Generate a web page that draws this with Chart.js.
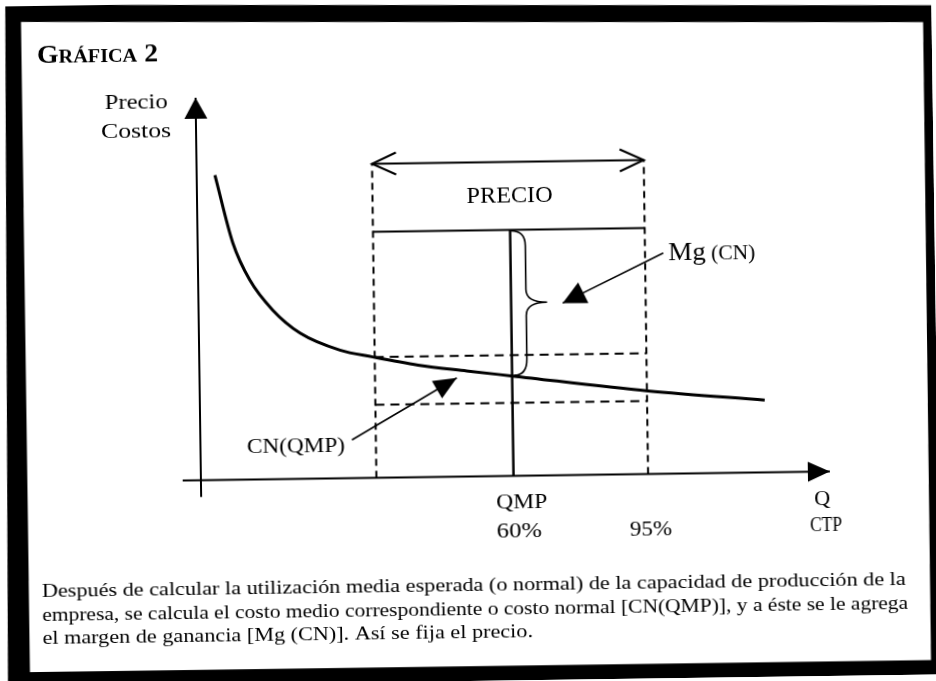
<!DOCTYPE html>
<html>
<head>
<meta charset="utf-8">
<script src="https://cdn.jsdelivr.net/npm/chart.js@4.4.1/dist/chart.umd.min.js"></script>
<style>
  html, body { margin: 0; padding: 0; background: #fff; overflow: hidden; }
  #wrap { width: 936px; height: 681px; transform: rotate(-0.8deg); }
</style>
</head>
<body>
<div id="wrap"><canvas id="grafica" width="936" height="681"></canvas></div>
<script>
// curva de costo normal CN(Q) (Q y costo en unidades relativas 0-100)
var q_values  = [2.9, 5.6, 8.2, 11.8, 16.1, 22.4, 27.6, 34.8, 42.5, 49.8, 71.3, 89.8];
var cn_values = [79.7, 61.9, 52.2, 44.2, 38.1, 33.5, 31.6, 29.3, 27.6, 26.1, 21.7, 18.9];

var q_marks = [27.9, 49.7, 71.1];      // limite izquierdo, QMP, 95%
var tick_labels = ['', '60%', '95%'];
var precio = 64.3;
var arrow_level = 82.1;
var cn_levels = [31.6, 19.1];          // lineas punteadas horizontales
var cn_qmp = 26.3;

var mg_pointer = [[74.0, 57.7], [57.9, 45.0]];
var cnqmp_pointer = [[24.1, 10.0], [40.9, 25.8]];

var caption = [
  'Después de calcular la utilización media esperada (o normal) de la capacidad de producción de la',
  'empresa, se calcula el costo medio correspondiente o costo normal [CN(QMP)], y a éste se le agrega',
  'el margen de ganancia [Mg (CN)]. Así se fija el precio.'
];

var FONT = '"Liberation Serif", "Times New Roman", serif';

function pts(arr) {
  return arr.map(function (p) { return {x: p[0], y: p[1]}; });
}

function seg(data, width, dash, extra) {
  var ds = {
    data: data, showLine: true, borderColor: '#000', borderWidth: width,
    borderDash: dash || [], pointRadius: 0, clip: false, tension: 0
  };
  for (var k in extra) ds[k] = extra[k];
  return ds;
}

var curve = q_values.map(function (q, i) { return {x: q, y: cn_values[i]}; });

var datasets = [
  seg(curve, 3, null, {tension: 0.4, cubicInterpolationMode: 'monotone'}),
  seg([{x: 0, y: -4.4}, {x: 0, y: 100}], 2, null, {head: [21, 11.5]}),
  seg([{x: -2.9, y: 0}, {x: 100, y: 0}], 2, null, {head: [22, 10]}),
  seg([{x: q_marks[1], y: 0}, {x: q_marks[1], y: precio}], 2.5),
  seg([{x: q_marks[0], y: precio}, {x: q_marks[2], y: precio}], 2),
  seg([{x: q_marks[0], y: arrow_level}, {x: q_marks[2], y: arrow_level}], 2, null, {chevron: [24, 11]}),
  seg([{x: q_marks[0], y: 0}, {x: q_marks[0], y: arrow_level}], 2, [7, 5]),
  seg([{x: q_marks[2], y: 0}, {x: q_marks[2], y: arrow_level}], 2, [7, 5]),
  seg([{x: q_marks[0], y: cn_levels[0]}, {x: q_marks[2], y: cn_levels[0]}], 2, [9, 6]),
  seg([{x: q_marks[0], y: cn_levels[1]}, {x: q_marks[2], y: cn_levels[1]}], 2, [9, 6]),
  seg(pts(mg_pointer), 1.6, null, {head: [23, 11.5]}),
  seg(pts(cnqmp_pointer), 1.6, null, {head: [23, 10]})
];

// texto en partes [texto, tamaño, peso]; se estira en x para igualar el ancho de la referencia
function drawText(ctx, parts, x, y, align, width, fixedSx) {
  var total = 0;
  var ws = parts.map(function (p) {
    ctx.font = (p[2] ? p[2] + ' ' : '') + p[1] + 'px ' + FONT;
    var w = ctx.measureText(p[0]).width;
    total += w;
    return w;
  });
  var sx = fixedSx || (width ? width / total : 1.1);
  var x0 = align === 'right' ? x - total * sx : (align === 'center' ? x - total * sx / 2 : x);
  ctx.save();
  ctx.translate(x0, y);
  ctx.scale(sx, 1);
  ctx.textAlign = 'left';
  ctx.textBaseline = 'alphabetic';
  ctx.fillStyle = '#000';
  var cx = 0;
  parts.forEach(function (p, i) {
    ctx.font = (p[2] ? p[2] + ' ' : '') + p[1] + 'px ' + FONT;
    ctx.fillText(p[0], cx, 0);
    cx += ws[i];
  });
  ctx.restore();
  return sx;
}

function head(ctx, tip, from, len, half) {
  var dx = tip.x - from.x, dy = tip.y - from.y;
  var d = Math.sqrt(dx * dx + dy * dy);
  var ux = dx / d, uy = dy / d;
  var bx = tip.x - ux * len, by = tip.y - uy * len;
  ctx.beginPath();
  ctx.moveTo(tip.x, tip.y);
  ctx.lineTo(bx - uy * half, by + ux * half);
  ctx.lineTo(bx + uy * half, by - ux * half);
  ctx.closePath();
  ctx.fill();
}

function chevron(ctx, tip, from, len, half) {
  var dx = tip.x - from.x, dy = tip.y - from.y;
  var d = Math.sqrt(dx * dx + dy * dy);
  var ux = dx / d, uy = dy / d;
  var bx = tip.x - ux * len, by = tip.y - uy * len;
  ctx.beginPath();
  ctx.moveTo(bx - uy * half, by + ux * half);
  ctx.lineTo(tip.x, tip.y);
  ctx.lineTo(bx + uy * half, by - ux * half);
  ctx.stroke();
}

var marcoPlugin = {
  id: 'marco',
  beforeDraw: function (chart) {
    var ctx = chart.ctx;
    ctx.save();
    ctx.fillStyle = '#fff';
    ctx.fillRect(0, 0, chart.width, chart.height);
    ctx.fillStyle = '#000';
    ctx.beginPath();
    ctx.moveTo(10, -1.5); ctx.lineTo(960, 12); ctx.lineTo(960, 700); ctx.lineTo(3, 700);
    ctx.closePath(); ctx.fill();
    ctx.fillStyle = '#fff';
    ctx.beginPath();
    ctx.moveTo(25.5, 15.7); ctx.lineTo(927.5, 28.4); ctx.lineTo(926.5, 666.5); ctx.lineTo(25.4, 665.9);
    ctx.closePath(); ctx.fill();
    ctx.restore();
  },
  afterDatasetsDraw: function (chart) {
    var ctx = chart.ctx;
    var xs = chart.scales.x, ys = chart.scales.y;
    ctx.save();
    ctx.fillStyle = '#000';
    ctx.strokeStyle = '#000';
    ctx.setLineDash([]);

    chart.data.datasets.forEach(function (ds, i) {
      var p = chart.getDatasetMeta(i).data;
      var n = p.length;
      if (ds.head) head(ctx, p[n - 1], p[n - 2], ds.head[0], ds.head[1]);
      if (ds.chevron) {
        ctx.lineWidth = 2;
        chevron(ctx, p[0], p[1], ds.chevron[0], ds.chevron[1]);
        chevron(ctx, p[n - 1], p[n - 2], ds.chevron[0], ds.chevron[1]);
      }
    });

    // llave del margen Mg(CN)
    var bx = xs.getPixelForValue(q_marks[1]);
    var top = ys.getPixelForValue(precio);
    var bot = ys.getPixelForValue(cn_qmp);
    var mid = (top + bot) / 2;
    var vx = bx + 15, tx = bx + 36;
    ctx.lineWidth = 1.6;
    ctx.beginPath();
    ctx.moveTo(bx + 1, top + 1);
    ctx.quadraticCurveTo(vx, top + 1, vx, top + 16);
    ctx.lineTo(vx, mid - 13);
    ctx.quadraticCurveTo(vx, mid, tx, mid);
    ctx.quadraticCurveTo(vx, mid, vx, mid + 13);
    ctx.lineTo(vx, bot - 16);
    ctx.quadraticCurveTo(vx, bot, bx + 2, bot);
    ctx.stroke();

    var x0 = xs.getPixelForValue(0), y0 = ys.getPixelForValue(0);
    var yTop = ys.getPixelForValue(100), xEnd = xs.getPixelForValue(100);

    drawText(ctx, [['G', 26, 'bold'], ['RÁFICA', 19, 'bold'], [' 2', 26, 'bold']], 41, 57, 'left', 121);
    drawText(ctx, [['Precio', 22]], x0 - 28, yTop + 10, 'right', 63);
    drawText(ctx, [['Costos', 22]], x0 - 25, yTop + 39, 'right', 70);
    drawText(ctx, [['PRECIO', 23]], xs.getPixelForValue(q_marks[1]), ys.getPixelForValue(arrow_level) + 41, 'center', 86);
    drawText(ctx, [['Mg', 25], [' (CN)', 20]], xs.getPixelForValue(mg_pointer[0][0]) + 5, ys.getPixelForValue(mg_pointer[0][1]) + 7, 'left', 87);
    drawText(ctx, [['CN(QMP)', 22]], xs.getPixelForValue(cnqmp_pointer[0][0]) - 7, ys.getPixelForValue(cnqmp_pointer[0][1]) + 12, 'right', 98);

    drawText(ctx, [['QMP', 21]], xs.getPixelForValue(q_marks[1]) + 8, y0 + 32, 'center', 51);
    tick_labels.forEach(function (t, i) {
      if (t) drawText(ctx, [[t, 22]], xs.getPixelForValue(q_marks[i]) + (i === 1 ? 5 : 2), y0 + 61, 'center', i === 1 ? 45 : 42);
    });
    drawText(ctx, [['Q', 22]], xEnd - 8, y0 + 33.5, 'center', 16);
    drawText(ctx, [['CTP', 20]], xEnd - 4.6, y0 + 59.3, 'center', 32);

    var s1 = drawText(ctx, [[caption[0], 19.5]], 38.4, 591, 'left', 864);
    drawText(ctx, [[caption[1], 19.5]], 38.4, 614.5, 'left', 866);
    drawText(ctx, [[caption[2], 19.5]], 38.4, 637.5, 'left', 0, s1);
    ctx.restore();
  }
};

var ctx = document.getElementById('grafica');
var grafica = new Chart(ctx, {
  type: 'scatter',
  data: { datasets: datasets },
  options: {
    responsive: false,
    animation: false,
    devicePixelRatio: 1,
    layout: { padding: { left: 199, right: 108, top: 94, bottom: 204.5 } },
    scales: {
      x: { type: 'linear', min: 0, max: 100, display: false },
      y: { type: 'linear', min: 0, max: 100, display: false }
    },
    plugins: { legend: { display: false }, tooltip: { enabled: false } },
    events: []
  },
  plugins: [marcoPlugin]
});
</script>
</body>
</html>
····················
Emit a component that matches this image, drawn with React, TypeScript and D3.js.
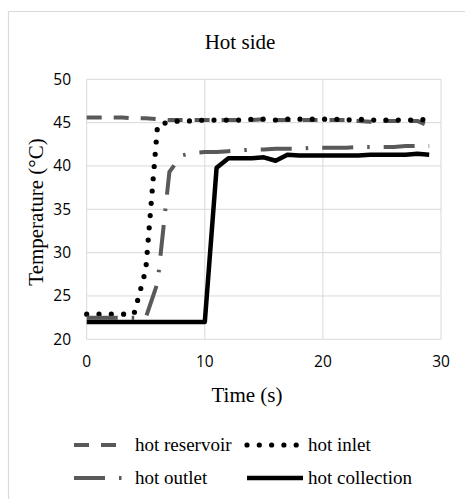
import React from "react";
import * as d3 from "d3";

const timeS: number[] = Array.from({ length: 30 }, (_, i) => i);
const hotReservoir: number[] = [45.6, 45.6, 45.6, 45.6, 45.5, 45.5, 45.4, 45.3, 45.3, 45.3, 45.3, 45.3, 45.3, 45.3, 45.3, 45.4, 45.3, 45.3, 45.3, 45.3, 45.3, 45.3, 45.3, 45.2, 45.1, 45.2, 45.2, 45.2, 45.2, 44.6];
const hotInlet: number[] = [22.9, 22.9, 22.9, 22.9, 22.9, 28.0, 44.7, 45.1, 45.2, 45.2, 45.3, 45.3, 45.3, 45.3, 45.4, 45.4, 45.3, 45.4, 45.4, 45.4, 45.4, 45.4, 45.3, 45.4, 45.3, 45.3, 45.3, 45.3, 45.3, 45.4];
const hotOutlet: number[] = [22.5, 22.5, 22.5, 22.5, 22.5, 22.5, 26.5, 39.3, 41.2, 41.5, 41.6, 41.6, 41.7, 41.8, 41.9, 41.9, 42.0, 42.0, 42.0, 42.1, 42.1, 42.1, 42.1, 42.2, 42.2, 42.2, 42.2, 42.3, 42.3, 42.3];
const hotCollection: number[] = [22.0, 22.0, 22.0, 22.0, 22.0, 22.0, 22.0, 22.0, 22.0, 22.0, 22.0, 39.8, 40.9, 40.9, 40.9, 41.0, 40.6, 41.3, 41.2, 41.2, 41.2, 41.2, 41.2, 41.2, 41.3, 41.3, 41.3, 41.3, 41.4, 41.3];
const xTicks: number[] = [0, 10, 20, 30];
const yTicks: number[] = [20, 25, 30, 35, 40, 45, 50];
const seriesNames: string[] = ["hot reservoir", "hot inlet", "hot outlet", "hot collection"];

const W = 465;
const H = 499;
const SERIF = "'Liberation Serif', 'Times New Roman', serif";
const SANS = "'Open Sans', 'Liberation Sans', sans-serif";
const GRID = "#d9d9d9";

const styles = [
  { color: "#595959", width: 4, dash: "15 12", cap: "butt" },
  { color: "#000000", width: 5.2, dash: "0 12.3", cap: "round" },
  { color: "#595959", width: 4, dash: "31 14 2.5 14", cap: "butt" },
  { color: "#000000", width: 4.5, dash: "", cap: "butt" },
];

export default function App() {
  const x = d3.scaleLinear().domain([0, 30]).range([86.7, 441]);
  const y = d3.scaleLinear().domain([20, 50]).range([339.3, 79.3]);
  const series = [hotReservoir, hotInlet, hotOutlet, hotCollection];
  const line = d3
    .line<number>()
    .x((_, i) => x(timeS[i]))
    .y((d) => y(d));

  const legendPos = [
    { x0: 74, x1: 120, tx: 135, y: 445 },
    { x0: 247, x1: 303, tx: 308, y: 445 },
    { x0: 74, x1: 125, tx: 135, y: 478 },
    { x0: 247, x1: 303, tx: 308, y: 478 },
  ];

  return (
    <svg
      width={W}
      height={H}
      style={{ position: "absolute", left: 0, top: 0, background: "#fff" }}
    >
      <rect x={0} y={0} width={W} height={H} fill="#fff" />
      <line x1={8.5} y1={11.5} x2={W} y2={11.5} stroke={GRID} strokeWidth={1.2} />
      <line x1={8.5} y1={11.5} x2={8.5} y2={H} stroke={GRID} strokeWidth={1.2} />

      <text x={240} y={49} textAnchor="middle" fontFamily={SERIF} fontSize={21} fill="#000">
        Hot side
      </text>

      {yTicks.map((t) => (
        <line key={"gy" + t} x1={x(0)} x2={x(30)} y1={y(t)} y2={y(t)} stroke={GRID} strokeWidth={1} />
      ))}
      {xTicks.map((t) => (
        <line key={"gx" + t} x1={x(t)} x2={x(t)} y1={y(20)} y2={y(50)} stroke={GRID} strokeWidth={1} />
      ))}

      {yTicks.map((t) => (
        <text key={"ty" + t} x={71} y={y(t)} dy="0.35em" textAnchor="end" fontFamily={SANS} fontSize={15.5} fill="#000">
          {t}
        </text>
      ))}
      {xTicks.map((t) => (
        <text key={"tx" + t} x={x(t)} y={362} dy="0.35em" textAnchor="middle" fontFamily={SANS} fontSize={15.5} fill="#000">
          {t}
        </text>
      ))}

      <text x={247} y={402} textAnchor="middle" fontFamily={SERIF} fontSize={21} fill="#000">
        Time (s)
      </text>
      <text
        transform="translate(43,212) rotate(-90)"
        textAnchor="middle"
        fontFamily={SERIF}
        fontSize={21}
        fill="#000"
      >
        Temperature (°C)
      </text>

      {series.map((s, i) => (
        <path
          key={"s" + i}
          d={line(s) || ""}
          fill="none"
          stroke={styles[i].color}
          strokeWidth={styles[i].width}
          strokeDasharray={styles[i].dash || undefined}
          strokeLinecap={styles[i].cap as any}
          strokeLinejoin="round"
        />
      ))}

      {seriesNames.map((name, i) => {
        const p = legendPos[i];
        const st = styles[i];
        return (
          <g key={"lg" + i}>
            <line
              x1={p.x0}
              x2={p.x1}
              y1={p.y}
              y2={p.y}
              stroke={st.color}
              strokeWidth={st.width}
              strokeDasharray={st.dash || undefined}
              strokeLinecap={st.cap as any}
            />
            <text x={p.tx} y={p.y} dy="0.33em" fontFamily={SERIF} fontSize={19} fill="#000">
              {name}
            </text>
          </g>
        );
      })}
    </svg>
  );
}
····················
Pictures do not belong in the copy. Reproduce exactly the lines from the one with "Generate a web" to the one with "26.1, 21.7, 18.9];", both lines included.

Generate a web page that draws this with Chart.js.
<!DOCTYPE html>
<html>
<head>
<meta charset="utf-8">
<script src="https://cdn.jsdelivr.net/npm/chart.js@4.4.1/dist/chart.umd.min.js"></script>
<style>
  html, body { margin: 0; padding: 0; background: #fff; overflow: hidden; }
  #wrap { width: 936px; height: 681px; transform: rotate(-0.8deg); }
</style>
</head>
<body>
<div id="wrap"><canvas id="grafica" width="936" height="681"></canvas></div>
<script>
// curva de costo normal CN(Q) (Q y costo en unidades relativas 0-100)
var q_values  = [2.9, 5.6, 8.2, 11.8, 16.1, 22.4, 27.6, 34.8, 42.5, 49.8, 71.3, 89.8];
var cn_values = [79.7, 61.9, 52.2, 44.2, 38.1, 33.5, 31.6, 29.3, 27.6, 26.1, 21.7, 18.9];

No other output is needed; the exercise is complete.